Posted by thepeteplan on April 17, 2008

With the marathon now 2 days away today was my last training session, with a planned rest day tomorrow. I wanted to try out another session to get an idea of pacing for it to use it during the early stages of our group periodised training routine beginning on Monday.


4k = 15:02.9 / 1:52.8/ 25

2min rest

4 x 500m / 2min rest:

1:34.3 / 34

1:34.2 / 33

1:34.2 / 34

1:34.1 / 34

2min rest

4k = 15:03.1 / 1:52.8 / 25

The idea behind this type of session is to keep some faster paced work in the early stages of our periodised training routine, but as part of a longer endurance session. We will be doing two types of session like this, one with roughly 2k paced work in the middle, one with roughly 5k paced work in the middle, but each surrounded by steady distance pieces to make up a solid endurance session overall. Neither session will be done weekly, just often enough to retain the ability to row at these paces.

Blog updates:

I have some new content to add to the blog at some point soon including a 24 week “beginner Pete Plan” laid out as an introductory standalone programme for people new to erg training. All the sessions are laid out for the full 24 week period with 3 core sessions and 2 optional sessions each week. I will add this tonight, so take a look at the new page “Beginner Training” for details. I will discuss the other new content over the next few days.

Marathon thoughts:

My one marathon before is the only row I have tried sitting on a towel during, and I will do the same on Saturday. Apart from glute pain the biggest problem will be dehydration (and to a less extent fuelling), and so I plan to stay as cool as possible to minimise this. I’ll be using my c-breeze of course, but will also take a fan with me incase the room is hot (I have a 75mile drive each way to the venue we’re rowing the marathon in). My drinking plan is the same as for my last marathon – I will have both water and carbohydrate / electrolite drinks next to me and will drink from them alternately. I will start off taking a drink every 5k, gradually then drinking more often in the later stages. I can cope with the dehydration, and won’t drink too much as I won’t actually stop to drink, but the mental effect of both breaking the distance up like this between drink stops, and of just wetting my mouth, will help. If I drink during an erg I always do it the same way, moving my left hand to the centre of the handle, taking a bottle in my right hand one stroke, drinking and swallowing a mouthful the next stroke, then taking a further mouthful on the third stroke and putting the bottle back down getting back up to speed. Then I can slowly swallow the second mouthful over the next couple of strokes. This way only 3 strokes are slower, and the average split won’t have chance to change really.

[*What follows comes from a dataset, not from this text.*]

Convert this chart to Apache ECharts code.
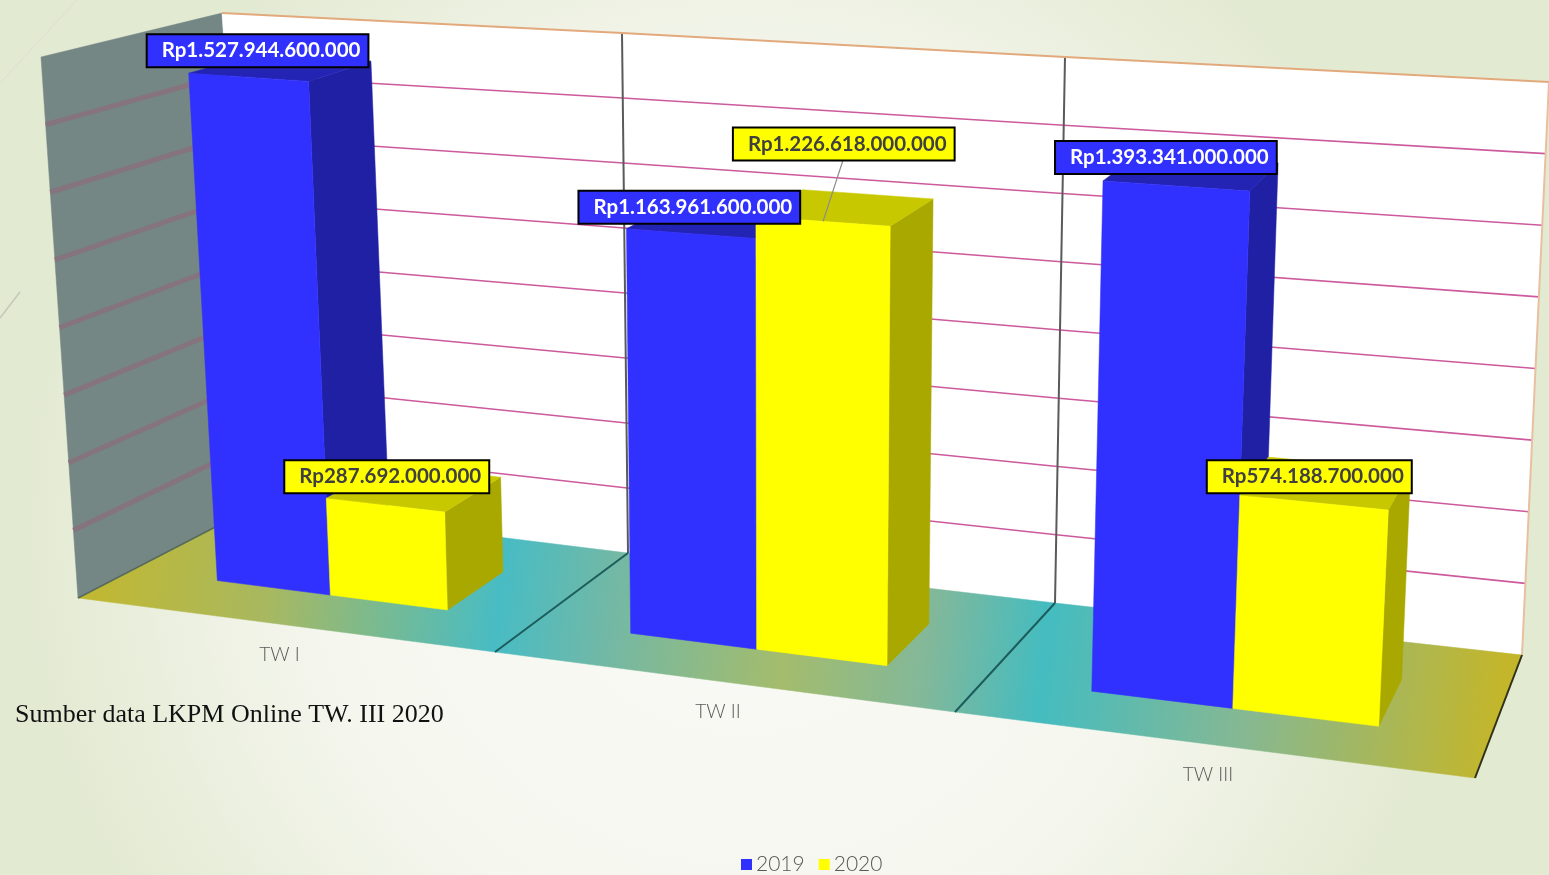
<!DOCTYPE html>
<html>
<head>
<meta charset="utf-8">
<style>html,body{margin:0;padding:0;background:#fff}#chart{width:1549px;height:875px}</style>
<script src="https://cdn.jsdelivr.net/npm/echarts@6/dist/echarts.min.js"></script>
</head>
<body>
<div id="chart"></div>
<script>
// ---- data ----
var categories = ['TW I', 'TW II', 'TW III'];
var seriesNames = ['2019', '2020'];
var values2019 = [1527944600000, 1163961600000, 1393341000000];
var values2020 = [287692000000, 1226618000000, 574188700000];
var valueTicks = [200000000000, 400000000000, 600000000000, 800000000000, 1000000000000, 1200000000000, 1400000000000];
var valueMax = 1600000000000;
var sourceNote = 'Sumber data LKPM Online TW. III 2020';

// ---- perspective frame: where the box corners fall, per category boundary ----
var frontBottom = [[78, 598], [495, 652], [955, 712], [1475, 778]];
var frontTop    = [[41, 57], [484, 89], [962, 117], [1509, 153]];
var backBottom  = [[254, 507], [628, 553], [1055, 603], [1522, 655]];
var backTop     = [[222, 13], [622, 33], [1065, 57], [1549, 82]];
var barSpan = [[0.21, 0.49], [0.49, 0.78]];
var barDepth = [0.31, 0.70];
var labelOffset2019 = [[-42, -39], [-48, -38], [-48, -40]];
var labelOffset2020 = [[-42, -38], [-23, -89], [-33, -35]];

function ctrl(arr, U, k) {
  var i = Math.min(arr.length - 2, Math.max(0, Math.floor(U)));
  var t = U - i;
  return arr[i][k] + (arr[i + 1][k] - arr[i][k]) * t;
}
function mix(a, b, t) { return a + (b - a) * t; }
// Pixel position of (category position, value, depth), via the cartesian axes.
function project(params, api, u, val, z) {
  var c = api.coord([u, val]);
  var r = params.coordSys;
  var U = (c[0] - r.x) / r.width * categories.length;
  var V = 1 - (c[1] - r.y) / r.height;
  var out = [];
  for (var k = 0; k < 2; k++) {
    var bottom = mix(ctrl(frontBottom, U, k), ctrl(backBottom, U, k), z);
    var top = mix(ctrl(frontTop, U, k), ctrl(backTop, U, k), z);
    out.push(mix(bottom, top, V));
  }
  return out;
}
function rp(v) {
  return 'Rp' + String(Math.round(v)).replace(/\B(?=(\d{3})+(?!\d))/g, '.');
}
function poly(points, fill) {
  return { type: 'polygon', shape: { points: points }, style: { fill: fill, stroke: fill, lineWidth: 0.5 } };
}
function line(points, stroke, w) {
  return { type: 'polyline', shape: { points: points }, style: { fill: 'none', stroke: stroke, lineWidth: w } };
}

var floorFill = new echarts.graphic.LinearGradient(70, 560, 1500, 720, [
  { offset: 0, color: '#c4b82c' }, { offset: 0.14, color: '#a8b860' }, { offset: 0.30, color: '#48bcc4' },
  { offset: 0.38, color: '#74b8a4' }, { offset: 0.50, color: '#a4bc6c' }, { offset: 0.60, color: '#82b89a' },
  { offset: 0.68, color: '#44bcc0' }, { offset: 0.82, color: '#84b894' }, { offset: 1, color: '#c4b62a' }
], true);

function renderScene(params, api) {
  var n = categories.length, kids = [];
  var P = function (u, v, z) { return project(params, api, u, v, z); };
  // left wall, back wall, floor
  kids.push(poly([P(0, 0, 0), P(0, valueMax, 0), P(0, valueMax, 1), P(0, 0, 1)], '#748785'));
  kids.push(poly([P(0, 0, 1), P(0, valueMax, 1), P(1, valueMax, 1), P(2, valueMax, 1), P(3, valueMax, 1), P(3, 0, 1), P(2, 0, 1), P(1, 0, 1)], '#ffffff'));
  kids.push(poly([P(0, 0, 0), P(1, 0, 0), P(2, 0, 0), P(3, 0, 0), P(3, 0, 1), P(2, 0, 1), P(1, 0, 1), P(0, 0, 1)], floorFill));
  // gridlines
  valueTicks.forEach(function (t) {
    kids.push(line([P(0, t, 0), P(0, t, 1)], '#85747e', 5));
    kids.push(line([P(0, t, 1), P(1, t, 1), P(2, t, 1), P(3, t, 1)], '#cc5a9c', 1.6));
  });
  // category dividers
  for (var i = 1; i < n; i++) {
    kids.push(line([P(i, valueMax, 1), P(i, 0, 1)], '#5a5a5a', 2));
    kids.push(line([P(i, 0, 1), P(i, 0, 0)], '#1c5c5c', 2));
  }
  // box edges
  kids.push(line([P(0, valueMax, 1), P(1, valueMax, 1), P(2, valueMax, 1), P(3, valueMax, 1)], '#e2aa7c', 2));
  kids.push(line([P(3, valueMax, 1), P(3, 0, 1)], '#e8bfa0', 2));
  kids.push(line([P(3, 0, 1), P(3, 0, 0)], '#30321c', 2));
  kids.push(line([P(0, 0, 0), P(0, 0, 1)], '#566a5c', 1.5));
  // category labels
  categories.forEach(function (name, idx) {
    var p = P(idx + 0.5, 0, 0);
    kids.push({ type: 'text', x: p[0] - 7, y: p[1] + 30, style: {
      text: name, align: 'center', verticalAlign: 'middle', fill: '#595959',
      font: '300 19px Lato, "Open Sans", sans-serif' } });
  });
  return { type: 'group', children: kids };
}

function barRenderer(seriesIdx, offsets, colours, labelFill, labelBg) {
  return function (params, api) {
    var idx = params.dataIndex;
    var val = api.value(1);
    var u0 = api.value(0) + barSpan[seriesIdx][0];
    var u1 = api.value(0) + barSpan[seriesIdx][1];
    var zf = barDepth[0], zb = barDepth[1];
    var P = function (u, v, z) { return project(params, api, u, v, z); };
    var ftl = P(u0, val, zf), ftr = P(u1, val, zf), fbl = P(u0, 0, zf), fbr = P(u1, 0, zf);
    var btl = P(u0, val, zb), btr = P(u1, val, zb), bbr = P(u1, 0, zb);
    var off = offsets[idx];
    var lx = ftl[0] + off[0], ly = ftl[1] + off[1];
    var kids = [
      poly([ftr, btr, bbr, fbr], colours.side),
      poly([ftl, btl, btr, ftr], colours.top),
      poly([ftl, ftr, fbr, fbl], colours.front)
    ];
    if (off[1] < -60) {
      var mid = P((u0 + u1) / 2, val, zf);
      var leader = line([[lx + 110, ly + 33], mid], '#8c8c8c', 1.2);
      leader.z2 = 90;
      kids.push(leader);
    }
    kids.push({ type: 'text', x: lx + 1, y: ly + 1, z2: 100, style: {
      text: rp(val), align: 'left', verticalAlign: 'top', fill: labelFill,
      font: 'bold 20.5px Lato, "Open Sans", sans-serif',
      backgroundColor: labelBg, borderColor: '#000000', borderWidth: 2,
      padding: [5, 7, 5, 14] } });
    return { type: 'group', children: kids };
  };
}
function rows(vals) { return vals.map(function (v, i) { return [i, v]; }); }

var chart = echarts.init(document.getElementById('chart'), null, { width: 1549, height: 875 });
chart.setOption({
  animation: false,
  backgroundColor: new echarts.graphic.RadialGradient(0.48, 0.6, 0.82, [
    { offset: 0, color: '#fbfbf8' }, { offset: 0.6, color: '#f5f6ee' }, { offset: 1, color: '#e3ead2' }
  ]),
  title: { text: sourceNote, left: 15, top: 702, padding: 0,
    textStyle: { fontFamily: '"Liberation Serif", serif', fontWeight: 'normal', fontSize: 26, color: '#111111' } },
  legend: { data: seriesNames, left: 741, top: 854, itemWidth: 11, itemHeight: 11, itemGap: 14, icon: 'rect',
    padding: 0, textStyle: { color: '#595959', fontSize: 21, fontFamily: 'Lato, "Open Sans", sans-serif', fontWeight: 300, padding: [0, 0, 0, -1] } },
  grid: { left: 0, right: 0, top: 0, bottom: 0, containLabel: false },
  xAxis: { type: 'value', min: 0, max: categories.length, show: false },
  yAxis: { type: 'value', min: 0, max: valueMax, show: false },
  graphic: [
    { type: 'line', shape: { x1: 0, y1: 83, x2: 77, y2: 0 }, style: { stroke: '#dfe3d2', lineWidth: 1.5 }, silent: true },
    { type: 'line', shape: { x1: 0, y1: 318, x2: 20, y2: 292 }, style: { stroke: '#c4c8b8', lineWidth: 1.5 }, silent: true }
  ],
  series: [
    { type: 'custom', name: 'scene', silent: true, clip: false, z: 1, data: [[0, 0]], renderItem: renderScene },
    { type: 'custom', name: seriesNames[0], clip: false, z: 2, itemStyle: { color: '#3030ff' }, data: rows(values2019),
      encode: { x: 0, y: 1 },
      renderItem: barRenderer(0, labelOffset2019, { front: '#3030ff', top: '#2424b4', side: '#2020a4' }, '#ffffff', '#3030ff') },
    { type: 'custom', name: seriesNames[1], clip: false, z: 2, itemStyle: { color: '#ffff00' }, data: rows(values2020),
      encode: { x: 0, y: 1 },
      renderItem: barRenderer(1, labelOffset2020, { front: '#ffff00', top: '#c8c800', side: '#a8a800' }, '#404040', '#ffff00') }
  ]
});
</script>
</body>
</html>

When I have done sports physiology trials like the recent heat trial you are asked periodically to rate perceived effort and sometimes heat or discomfort in various areas of the body. I will aim to do this in my head every few km’s to rate the effort level in different part of my body, and the fatigue. This is for two reason – to objectively know whether I’m tiring too much, but also to allow me to register early if I’m feeling the fatigue too much in one area so my technique can be adjusted accordingly. The good thing about rowing at a relatively slow pace is that you have scope to alter variables like stroke length, and place more emphasis on different muscle groups through the stroke – for example rowing periods with greater body lean and less leg compression, if required. This sort of modifications I believe can get me through any tough patches and still maintain pace.

The current top time in the world rankings for this season (ending in April) for the 30-39 heavyweight marathon is 2 hours 38mins 52.2seconds, or about 50seconds faster than my pb. This is a pace of 1:52.9, and so my aim will be to beat this time. Therefore I will try to keep the average split on 1:52.9 throughout.